EXERCISE BRIEF:
Can you transcribe the data exactly? Leave the pictures out.
━━━━
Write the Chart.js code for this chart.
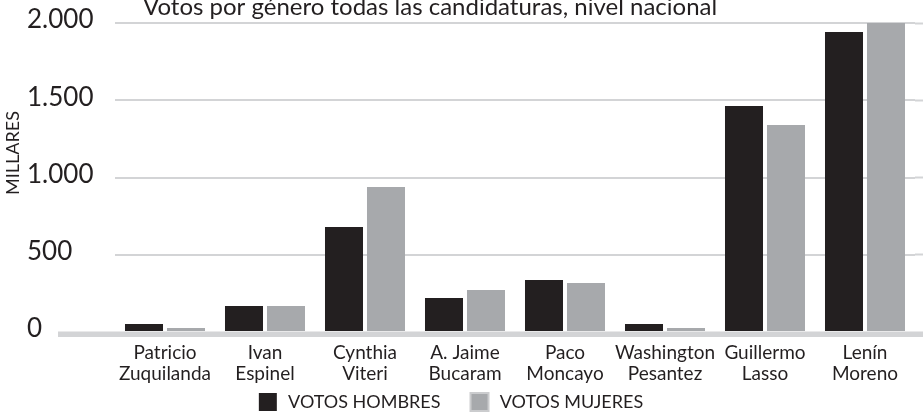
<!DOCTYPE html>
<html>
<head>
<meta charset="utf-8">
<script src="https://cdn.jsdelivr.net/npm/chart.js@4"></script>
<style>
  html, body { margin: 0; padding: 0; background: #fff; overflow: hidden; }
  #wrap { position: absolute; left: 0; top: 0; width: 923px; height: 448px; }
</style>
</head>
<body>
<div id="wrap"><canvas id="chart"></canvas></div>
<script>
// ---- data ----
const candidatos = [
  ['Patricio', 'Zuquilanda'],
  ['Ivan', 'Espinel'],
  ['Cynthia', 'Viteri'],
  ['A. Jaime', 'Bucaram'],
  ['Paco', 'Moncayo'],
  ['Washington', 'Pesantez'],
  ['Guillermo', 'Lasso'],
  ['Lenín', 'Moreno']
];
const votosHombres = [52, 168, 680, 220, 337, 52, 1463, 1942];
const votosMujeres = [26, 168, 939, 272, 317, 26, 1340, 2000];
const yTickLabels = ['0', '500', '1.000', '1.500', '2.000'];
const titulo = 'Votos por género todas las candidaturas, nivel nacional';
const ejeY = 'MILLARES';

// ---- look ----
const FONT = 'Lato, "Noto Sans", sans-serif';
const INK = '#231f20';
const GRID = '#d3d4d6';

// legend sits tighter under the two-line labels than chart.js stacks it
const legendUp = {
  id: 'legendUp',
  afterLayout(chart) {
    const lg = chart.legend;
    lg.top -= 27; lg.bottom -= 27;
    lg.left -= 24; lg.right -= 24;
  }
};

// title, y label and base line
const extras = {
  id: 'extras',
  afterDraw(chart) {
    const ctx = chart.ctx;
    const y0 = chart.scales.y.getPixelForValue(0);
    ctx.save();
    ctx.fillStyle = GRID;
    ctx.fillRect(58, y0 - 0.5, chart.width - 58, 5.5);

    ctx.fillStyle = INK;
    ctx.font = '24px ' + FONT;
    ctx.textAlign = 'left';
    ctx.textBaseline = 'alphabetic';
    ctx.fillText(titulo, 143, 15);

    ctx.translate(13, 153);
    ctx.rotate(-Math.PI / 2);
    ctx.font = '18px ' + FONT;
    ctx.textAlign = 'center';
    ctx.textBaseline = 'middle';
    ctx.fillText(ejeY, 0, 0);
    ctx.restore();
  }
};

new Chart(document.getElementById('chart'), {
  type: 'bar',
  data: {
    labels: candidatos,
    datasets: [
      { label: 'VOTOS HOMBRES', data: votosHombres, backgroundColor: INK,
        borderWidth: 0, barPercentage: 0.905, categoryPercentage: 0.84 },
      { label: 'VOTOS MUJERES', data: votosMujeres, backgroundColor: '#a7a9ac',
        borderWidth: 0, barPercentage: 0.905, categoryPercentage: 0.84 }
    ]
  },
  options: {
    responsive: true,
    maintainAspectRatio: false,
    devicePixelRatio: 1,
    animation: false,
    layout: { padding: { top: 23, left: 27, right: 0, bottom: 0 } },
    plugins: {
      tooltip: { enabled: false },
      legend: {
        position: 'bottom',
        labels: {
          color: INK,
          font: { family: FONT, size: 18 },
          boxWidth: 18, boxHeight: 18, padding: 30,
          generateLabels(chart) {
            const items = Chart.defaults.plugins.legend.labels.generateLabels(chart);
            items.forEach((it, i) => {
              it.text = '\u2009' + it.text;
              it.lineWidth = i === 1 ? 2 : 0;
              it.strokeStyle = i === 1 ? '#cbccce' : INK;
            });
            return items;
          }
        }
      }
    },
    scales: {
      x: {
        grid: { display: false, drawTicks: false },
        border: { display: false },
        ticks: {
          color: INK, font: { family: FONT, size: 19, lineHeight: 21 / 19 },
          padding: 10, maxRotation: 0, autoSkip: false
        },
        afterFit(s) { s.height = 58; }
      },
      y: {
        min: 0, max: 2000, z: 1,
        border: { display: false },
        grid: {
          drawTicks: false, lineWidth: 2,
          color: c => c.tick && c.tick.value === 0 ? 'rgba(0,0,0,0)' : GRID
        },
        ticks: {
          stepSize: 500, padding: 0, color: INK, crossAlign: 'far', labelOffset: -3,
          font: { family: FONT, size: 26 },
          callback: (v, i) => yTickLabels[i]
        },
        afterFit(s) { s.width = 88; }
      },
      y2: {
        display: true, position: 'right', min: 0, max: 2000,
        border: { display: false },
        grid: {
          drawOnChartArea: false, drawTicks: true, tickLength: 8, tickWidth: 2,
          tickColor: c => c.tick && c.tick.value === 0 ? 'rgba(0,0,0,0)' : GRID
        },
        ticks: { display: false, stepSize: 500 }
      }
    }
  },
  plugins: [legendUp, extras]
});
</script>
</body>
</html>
━━━━
WRITTEN RESPONSE:
Write the Chart.js code for this chart.
<!DOCTYPE html>
<html>
<head>
<meta charset="utf-8">
<script src="https://cdn.jsdelivr.net/npm/chart.js@4"></script>
<style>
  html, body { margin: 0; padding: 0; background: #fff; overflow: hidden; }
  #wrap { position: absolute; left: 0; top: 0; width: 923px; height: 448px; }
</style>
</head>
<body>
<div id="wrap"><canvas id="chart"></canvas></div>
<script>
// ---- data ----
const candidatos = [
  ['Patricio', 'Zuquilanda'],
  ['Ivan', 'Espinel'],
  ['Cynthia', 'Viteri'],
  ['A. Jaime', 'Bucaram'],
  ['Paco', 'Moncayo'],
  ['Washington', 'Pesantez'],
  ['Guillermo', 'Lasso'],
  ['Lenín', 'Moreno']
];
const votosHombres = [52, 168, 680, 220, 337, 52, 1463, 1942];
const votosMujeres = [26, 168, 939, 272, 317, 26, 1340, 2000];
const yTickLabels = ['0', '500', '1.000', '1.500', '2.000'];
const titulo = 'Votos por género todas las candidaturas, nivel nacional';
const ejeY = 'MILLARES';

// ---- look ----
const FONT = 'Lato, "Noto Sans", sans-serif';
const INK = '#231f20';
const GRID = '#d3d4d6';

// legend sits tighter under the two-line labels than chart.js stacks it
const legendUp = {
  id: 'legendUp',
  afterLayout(chart) {
    const lg = chart.legend;
    lg.top -= 27; lg.bottom -= 27;
    lg.left -= 24; lg.right -= 24;
  }
};

// title, y label and base line
const extras = {
  id: 'extras',
  afterDraw(chart) {
    const ctx = chart.ctx;
    const y0 = chart.scales.y.getPixelForValue(0);
    ctx.save();
    ctx.fillStyle = GRID;
    ctx.fillRect(58, y0 - 0.5, chart.width - 58, 5.5);

    ctx.fillStyle = INK;
    ctx.font = '24px ' + FONT;
    ctx.textAlign = 'left';
    ctx.textBaseline = 'alphabetic';
    ctx.fillText(titulo, 143, 15);

    ctx.translate(13, 153);
    ctx.rotate(-Math.PI / 2);
    ctx.font = '18px ' + FONT;
    ctx.textAlign = 'center';
    ctx.textBaseline = 'middle';
    ctx.fillText(ejeY, 0, 0);
    ctx.restore();
  }
};

new Chart(document.getElementById('chart'), {
  type: 'bar',
  data: {
    labels: candidatos,
    datasets: [
      { label: 'VOTOS HOMBRES', data: votosHombres, backgroundColor: INK,
        borderWidth: 0, barPercentage: 0.905, categoryPercentage: 0.84 },
      { label: 'VOTOS MUJERES', data: votosMujeres, backgroundColor: '#a7a9ac',
        borderWidth: 0, barPercentage: 0.905, categoryPercentage: 0.84 }
    ]
  },
  options: {
    responsive: true,
    maintainAspectRatio: false,
    devicePixelRatio: 1,
    animation: false,
    layout: { padding: { top: 23, left: 27, right: 0, bottom: 0 } },
    plugins: {
      tooltip: { enabled: false },
      legend: {
        position: 'bottom',
        labels: {
          color: INK,
          font: { family: FONT, size: 18 },
          boxWidth: 18, boxHeight: 18, padding: 30,
          generateLabels(chart) {
            const items = Chart.defaults.plugins.legend.labels.generateLabels(chart);
            items.forEach((it, i) => {
              it.text = '\u2009' + it.text;
              it.lineWidth = i === 1 ? 2 : 0;
              it.strokeStyle = i === 1 ? '#cbccce' : INK;
            });
            return items;
          }
        }
      }
    },
    scales: {
      x: {
        grid: { display: false, drawTicks: false },
        border: { display: false },
        ticks: {
          color: INK, font: { family: FONT, size: 19, lineHeight: 21 / 19 },
          padding: 10, maxRotation: 0, autoSkip: false
        },
        afterFit(s) { s.height = 58; }
      },
      y: {
        min: 0, max: 2000, z: 1,
        border: { display: false },
        grid: {
          drawTicks: false, lineWidth: 2,
          color: c => c.tick && c.tick.value === 0 ? 'rgba(0,0,0,0)' : GRID
        },
        ticks: {
          stepSize: 500, padding: 0, color: INK, crossAlign: 'far', labelOffset: -3,
          font: { family: FONT, size: 26 },
          callback: (v, i) => yTickLabels[i]
        },
        afterFit(s) { s.width = 88; }
      },
      y2: {
        display: true, position: 'right', min: 0, max: 2000,
        border: { display: false },
        grid: {
          drawOnChartArea: false, drawTicks: true, tickLength: 8, tickWidth: 2,
          tickColor: c => c.tick && c.tick.value === 0 ? 'rgba(0,0,0,0)' : GRID
        },
        ticks: { display: false, stepSize: 500 }
      }
    }
  },
  plugins: [legendUp, extras]
});
</script>
</body>
</html>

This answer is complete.